Marshall finished the 2007 season with a 1–2 record and a 6.43 ERA in 51 games. He retired the first 12 batters he faced over the first 4 games of his Major League career.

Following the season, on October 15, Marshall was claimed off waivers by the Boston Red Sox. On December 6, 2007, Marshall was reclaimed by the Oakland Athletics. On December 11, 2007, Marshall was outrighted to the minor leagues to Triple-A Sacramento. Marshall did not pitch in the majors during the 2008 season and made 10 appearances in the 2009 season, going 0–2 with an ERA of 14.73 in 7.1 innings.

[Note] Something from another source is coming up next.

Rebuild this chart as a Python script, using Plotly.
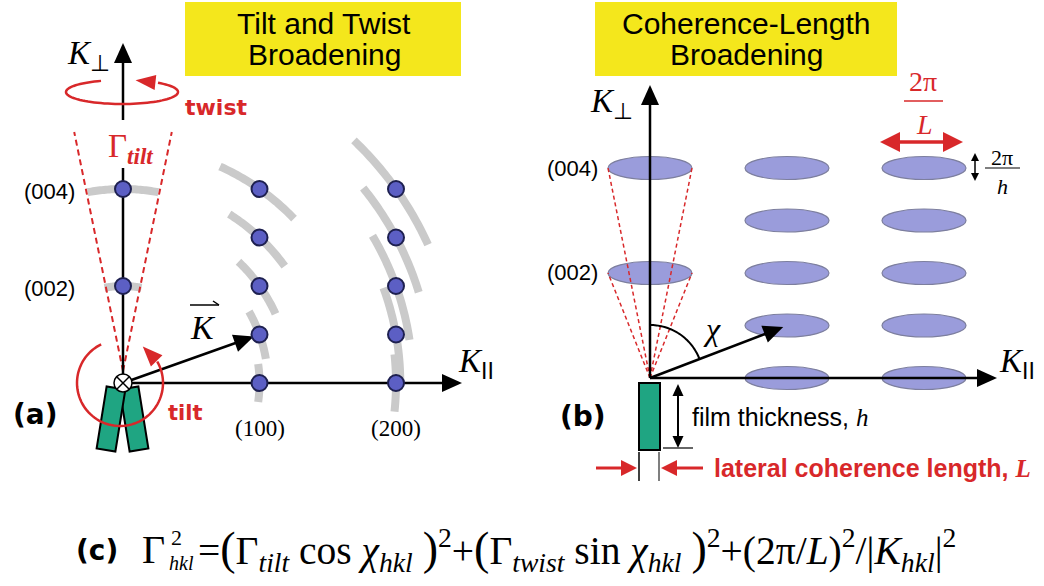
import math
import numpy as np
import plotly.graph_objects as go

W, H = 1044, 586

# ---------------- data ----------------
# panel (a): reciprocal lattice points (h, l) of a film (h0l plane)
a_h = [0, 0, 1, 1, 1, 1, 1, 2, 2, 2, 2, 2]
a_l = [4, 2, 4, 3, 2, 1, 0, 4, 3, 2, 1, 0]
# half angular width (deg) of the tilt-broadening arcs read for each point
a_arc_half = [10.5, 11, 11, 11, 11, 10, 8, 11, 11, 11, 10, 6]
gamma_tilt_deg = 11
a_l_labels = ["(004)", "(002)"]
a_l_label_pos = [4, 2]
a_h_labels = ["(100)", "(200)"]
a_h_label_pos = [1, 2]
a_vector_target = (1, 1)

# panel (b): reciprocal lattice ellipses (h, l)
b_h = [0, 0, 1, 1, 1, 1, 1, 2, 2, 2, 2, 2]
b_l = [4, 2, 4, 3, 2, 1, 0, 4, 3, 2, 1, 0]
b_l_labels = ["(004)", "(002)"]
b_l_label_pos = [4, 2]
b_vector_target = (1, 1)

# ---------------- layout scales (pixels) ----------------
A_O = (123.0, 383.0); A_SX = 136.5; A_SY = 48.5
B_O = (650.0, 378.0); B_SX = 137.0; B_SY = 52.5
B_RX = 42.0; B_RY = 11.5

RED = "#d8282a"
GREEN = "#1fa582"
YELLOW = "#f4e71c"
PT_FILL = "#5c5fc4"
PT_LINE = "#1e2050"
ELL_FILL = "#9a9cdb"
ELL_LINE = "#7d7f9e"
GRAY = "#cacaca"


def a_px(h, l):
    return A_O[0] + h * A_SX, A_O[1] - l * A_SY


def b_px(h, l):
    return B_O[0] + h * B_SX, B_O[1] - l * B_SY


shapes = []
annotations = []


def line(x0, y0, x1, y1, color="black", width=2.5, dash=None, layer="below"):
    d = dict(type="line", xref="x3", yref="y3", x0=x0, y0=y0, x1=x1, y1=y1,
             line=dict(color=color, width=width), layer=layer)
    if dash:
        d["line"]["dash"] = dash
    shapes.append(d)


def poly(pts, fill, color="black", width=0, layer="below", closed=True):
    p = "M " + " L ".join(f"{x:.2f},{y:.2f}" for x, y in pts) + (" Z" if closed else "")
    d = dict(type="path", xref="x3", yref="y3", path=p, layer=layer,
             line=dict(color=color, width=width))
    if fill:
        d["fillcolor"] = fill
    shapes.append(d)


def head(tip, frm, length, width, color="black", layer="below"):
    tx, ty = tip
    dx, dy = tx - frm[0], ty - frm[1]
    n = math.hypot(dx, dy)
    ux, uy = dx / n, dy / n
    bx, by = tx - ux * length, ty - uy * length
    nx, ny = -uy, ux
    poly([(tx, ty), (bx + nx * width / 2, by + ny * width / 2),
          (bx - nx * width / 2, by - ny * width / 2)], color, color, 0, layer)
    return bx + ux * 2, by + uy * 2


def arrow(x0, y0, x1, y1, color="black", width=2.5, hl=20, hw=18, layer="below"):
    bx, by = head((x1, y1), (x0, y0), hl, hw, color, layer)
    line(x0, y0, bx, by, color, width, layer=layer)


def text(x, y, s, size, color="black", family="Liberation Sans", xanchor="center", bold=False):
    if bold:
        s = f"<b>{s}</b>"
    annotations.append(dict(x=x / W, y=1 - y / H, xref="paper", yref="paper", text=s, showarrow=False,
                            font=dict(size=size, color=color, family=family),
                            xanchor=xanchor, yanchor="middle"))


# ---------------- title boxes ----------------
shapes.append(dict(type="rect", xref="x3", yref="y3", x0=185, x1=461, y0=2, y1=76,
                   fillcolor=YELLOW, line=dict(width=0), layer="below"))
shapes.append(dict(type="rect", xref="x3", yref="y3", x0=595, x1=897, y0=2, y1=76,
                   fillcolor=YELLOW, line=dict(width=0), layer="below"))
text(324, 24, "Tilt and Twist", 30)
text(324, 55, "Broadening", 30)
text(746, 24, "Coherence-Length", 30)
text(746, 55, "Broadening", 30)

# ---------------- panel (a) ----------------
# tilt arcs around every lattice point (circles about the origin)
for h, l, half in zip(a_h, a_l, a_arc_half):
    vx, vy = h * A_SX, l * A_SY
    r = math.hypot(vx, vy)
    th = math.atan2(vy, vx)
    ts = np.linspace(th - math.radians(half), th + math.radians(half), 40)
    hs = r * np.cos(ts) / A_SX
    ls = r * np.sin(ts) / A_SY
    p = "M " + " L ".join(f"{x:.4f},{y:.4f}" for x, y in zip(hs, ls))
    shapes.append(dict(type="path", xref="x", yref="y", path=p, layer="below",
                       line=dict(color=GRAY, width=8)))

# tilt cone (dashed)
cone_top = 132
for sgn in (-1, 1):
    dy = A_O[1] - cone_top
    x1 = A_O[0] + sgn * dy * math.tan(math.radians(gamma_tilt_deg))
    line(A_O[0], A_O[1] - 12, x1, cone_top, RED, 2, dash="6px,4px")


# green crystallites
def rect_pts(top, bot, w):
    (tx, ty), (bx, by) = top, bot
    L = math.hypot(bx - tx, by - ty)
    ux, uy = (bx - tx) / L, (by - ty) / L
    nx, ny = -uy, ux
    return [(tx + nx * w / 2, ty + ny * w / 2), (bx + nx * w / 2, by + ny * w / 2),
            (bx - nx * w / 2, by - ny * w / 2), (tx - nx * w / 2, ty - ny * w / 2)]


poly(rect_pts((129, 388), (139, 450), 19), GREEN, "black", 2)
poly(rect_pts((116, 388), (106, 450), 19), GREEN, "black", 2)

# axes
line(A_O[0], A_O[1], A_O[0], 168)
arrow(A_O[0], 120, A_O[0], 43)
arrow(A_O[0], A_O[1], 462, A_O[1])

# K vector
tx, ty = a_px(*a_vector_target)
d = math.hypot(tx - A_O[0], ty - A_O[1])
sx, sy = tx - (tx - A_O[0]) / d * 6, ty - (ty - A_O[1]) / d * 6
arrow(A_O[0], A_O[1], sx, sy)

# twist ellipse arrow
cx, cy, rx, ry = 122, 92, 56, 12
ts = np.radians(np.linspace(112, 410, 80))
poly([(cx + rx * math.cos(t), cy - ry * math.sin(t)) for t in ts], None, RED, 2.5, "above", closed=False)
end = (cx + rx * math.cos(math.radians(410)), cy - ry * math.sin(math.radians(410)))
tip = (cx + rx * math.cos(math.radians(76)), cy - ry * math.sin(math.radians(76)))
head(tip, end, 20, 15, RED, "above")

# tilt circle arrow
cx, cy, r = 120, 383, 43
ts = np.radians(np.linspace(116, 390, 80))
poly([(cx + r * math.cos(t), cy - r * math.sin(t)) for t in ts], None, RED, 2.5, "above", closed=False)
end = (cx + r * math.cos(math.radians(390)), cy - r * math.sin(math.radians(390)))
tip = (cx + r * math.cos(math.radians(58)), cy - r * math.sin(math.radians(58)))
head(tip, end, 20, 16, RED, "above")

# origin symbol
shapes.append(dict(type="circle", xref="x3", yref="y3", x0=A_O[0] - 9, x1=A_O[0] + 9,
                   y0=A_O[1] - 9, y1=A_O[1] + 9, fillcolor="white",
                   line=dict(color="black", width=1.5), layer="above"))
for sgn in (-1, 1):
    line(A_O[0] - 6, A_O[1] - 6 * sgn, A_O[0] + 6, A_O[1] + 6 * sgn, "black", 1.5, layer="above")

# labels (a)
text(88, 56, "<i>K</i><sub>⊥</sub>", 33, family="Liberation Serif")
text(216, 108, "twist", 22, RED, "DejaVu Sans", bold=True)
text(106, 148, "Γ<sub><b><i>tilt</i></b></sub>", 33, RED, "Liberation Serif", xanchor="left")
for lab, l in zip(a_l_labels, a_l_label_pos):
    text(49, a_px(0, l)[1] + 2, lab, 22)
for lab, h in zip(a_h_labels, a_h_label_pos):
    text(a_px(h, 0)[0], 428, lab, 23, family="Liberation Serif")
text(203, 327, "<i>K</i>", 34, family="Liberation Serif")
line(190, 305, 219, 305, "black", 1.5)
line(219, 305, 213, 301, "black", 1.5)
text(476, 363, "<i>K</i><sub><span style='font-family:Liberation Sans'>II</span></sub>", 33, family="Liberation Serif")
text(35, 414, "(a)", 28, family="DejaVu Sans", bold=True)
text(185, 413, "tilt", 21, RED, "DejaVu Sans", bold=True)

# ---------------- panel (b) ----------------
for h, l in zip(b_h, b_l):
    shapes.append(dict(type="circle", xref="x2", yref="y2",
                       x0=h - B_RX / B_SX, x1=h + B_RX / B_SX,
                       y0=l - B_RY / B_SY, y1=l + B_RY / B_SY,
                       fillcolor=ELL_FILL, line=dict(color=ELL_LINE, width=1.2), layer="below"))

for l in b_l_label_pos:
    for sgn in (-1, 1):
        ex, ey = b_px(0, l)
        line(B_O[0], B_O[1], ex + sgn * B_RX, ey, RED, 1.5, dash="4px,3px")

arrow(B_O[0], B_O[1], B_O[0], 85)
arrow(B_O[0], B_O[1], 997, B_O[1])

tx, ty = b_px(*b_vector_target)
d = math.hypot(tx - B_O[0], ty - B_O[1])
sx, sy = tx - (tx - B_O[0]) / d * 4, ty - (ty - B_O[1]) / d * 4
arrow(B_O[0], B_O[1], sx, sy)
ang = math.atan2(B_O[1] - ty, tx - B_O[0])
ts = np.linspace(math.pi / 2, ang, 40)
poly([(B_O[0] + 53 * math.cos(t), B_O[1] - 53 * math.sin(t)) for t in ts], None, "black", 2, closed=False)

# film
shapes.append(dict(type="rect", xref="x3", yref="y3", x0=639, x1=660, y0=383, y1=450,
                   fillcolor=GREEN, line=dict(color="black", width=2), layer="below"))
arrow(678, 416, 678, 384, "black", 2, 12, 11)
arrow(678, 416, 678, 448, "black", 2, 12, 11)
line(663, 448, 693, 448, "#333333", 1.5)
line(639, 452, 639, 481, "black", 1.5)
line(659, 452, 659, 481, "#555555", 1.5)
arrow(596, 468, 637, 468, RED, 3, 16, 16)
arrow(703, 468, 661, 468, RED, 3, 16, 16)

text(690, 417, "film thickness, <i><span style='font-family:Liberation Serif'>h</span></i>", 25, xanchor="left")
text(712, 468, "lateral coherence length, <i><span style='font-family:Liberation Serif'>L</span></i>",
     25, RED, bold=True, xanchor="left")
text(583, 416, "(b)", 28, family="DejaVu Sans", bold=True)

for lab, l in zip(b_l_labels, b_l_label_pos):
    text(572, b_px(0, l)[1], lab, 22)
text(611, 104, "<i>K</i><sub>⊥</sub>", 33, family="Liberation Serif")
text(1017, 363, "<i>K</i><sub><span style='font-family:Liberation Sans'>II</span></sub>", 33, family="Liberation Serif")
text(712, 329, "<i>χ</i>", 32, family="Liberation Serif")

# 2pi/L
text(923, 82, "2π", 28, RED, "Liberation Serif")
line(904, 101, 943, 101, RED, 1.5)
text(924, 124, "<i>L</i>", 28, RED, "Liberation Serif")
line(896, 142, 947, 142, RED, 3.5)
head((963, 142), (900, 142), 20, 20, RED)
head((880, 142), (950, 142), 20, 20, RED)

# 2pi/h
line(975, 160, 975, 174, "black", 1.5)
head((975, 153), (975, 170), 8, 8)
head((975, 181), (975, 165), 8, 8)
text(1002, 157, "2π", 22, family="Liberation Serif")
line(985, 168, 1020, 168, "black", 1.2)
text(1002, 186, "<i>h</i>", 22, family="Liberation Serif")

# ---------------- formula (c) ----------------
text(97, 550, "(c)", 28, family="DejaVu Sans", bold=True)
text(153, 549, "Γ", 40, family="Liberation Serif")
text(176, 537, "2", 22, family="Liberation Serif")
text(181, 563, "<i>hkl</i>", 20, family="Liberation Serif")
P = "<span style='font-size:46px'>{}</span>"
formula = ("=" + P.format("(") + "Γ<sub><i>tilt</i></sub> cos <i>χ</i><sub><i>hkl</i></sub> " + P.format(")") + "<sup>2</sup>"
           "+" + P.format("(") + "Γ<sub><i>twist</i></sub> sin <i>χ</i><sub><i>hkl</i></sub> " + P.format(")") + "<sup>2</sup>"
           "+(2π/<i>L</i>)<sup>2</sup>/|<i>K</i><sub><i>hkl</i></sub>|<sup>2</sup>")
text(196, 550, formula, 39.5, family="Liberation Serif", xanchor="left")

# ---------------- traces ----------------
fig = go.Figure()
fig.add_trace(go.Scatter(x=a_h, y=a_l, mode="markers", xaxis="x", yaxis="y",
                         marker=dict(size=16, color=PT_FILL, line=dict(color=PT_LINE, width=2)),
                         hoverinfo="skip", showlegend=False))
fig.add_trace(go.Scatter(x=b_h, y=b_l, mode="markers", xaxis="x2", yaxis="y2",
                         marker=dict(size=1, opacity=0), hoverinfo="skip", showlegend=False))
fig.add_trace(go.Scatter(x=[500], y=[300], mode="markers", xaxis="x3", yaxis="y3",
                         marker=dict(size=1, opacity=0), hoverinfo="skip", showlegend=False))

hidden = dict(visible=False, showgrid=False, zeroline=False, fixedrange=True,
              showticklabels=False, ticks="")
fig.update_layout(
    width=W, height=H, autosize=False,
    margin=dict(l=0, r=0, t=0, b=0, pad=0),
    paper_bgcolor="white", plot_bgcolor="white",
    showlegend=False,
    xaxis=dict(range=[-A_O[0] / A_SX, (W - A_O[0]) / A_SX], domain=[0, 1], anchor="y", **hidden),
    yaxis=dict(range=[-(H - A_O[1]) / A_SY, A_O[1] / A_SY], domain=[0, 1], anchor="x", **hidden),
    xaxis2=dict(range=[-B_O[0] / B_SX, (W - B_O[0]) / B_SX], domain=[0, 1], anchor="y2", overlaying="x", **hidden),
    yaxis2=dict(range=[-(H - B_O[1]) / B_SY, B_O[1] / B_SY], domain=[0, 1], anchor="x2", overlaying="y", **hidden),
    xaxis3=dict(range=[0, W], domain=[0, 1], anchor="y3", overlaying="x", **hidden),
    yaxis3=dict(range=[H, 0], domain=[0, 1], anchor="x3", overlaying="y", **hidden),
    shapes=shapes,
    annotations=annotations,
)
fig.write_html("out.html")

On December 30, 2009, Marshall was designated for assignment by the Oakland Athletics to make room on the roster for Justin Duchscherer.

===New York Mets===
On January 8, 2010, Marshall was claimed off waivers by the New York Mets. On March 9, 2010, he was returned to the Oakland Athletics after the waiver claim was voided by the commissioner's office due to a pre-existing shoulder injury. The Athletics immediately released him.

==Pitching Style==
He pitches with a submarine delivery.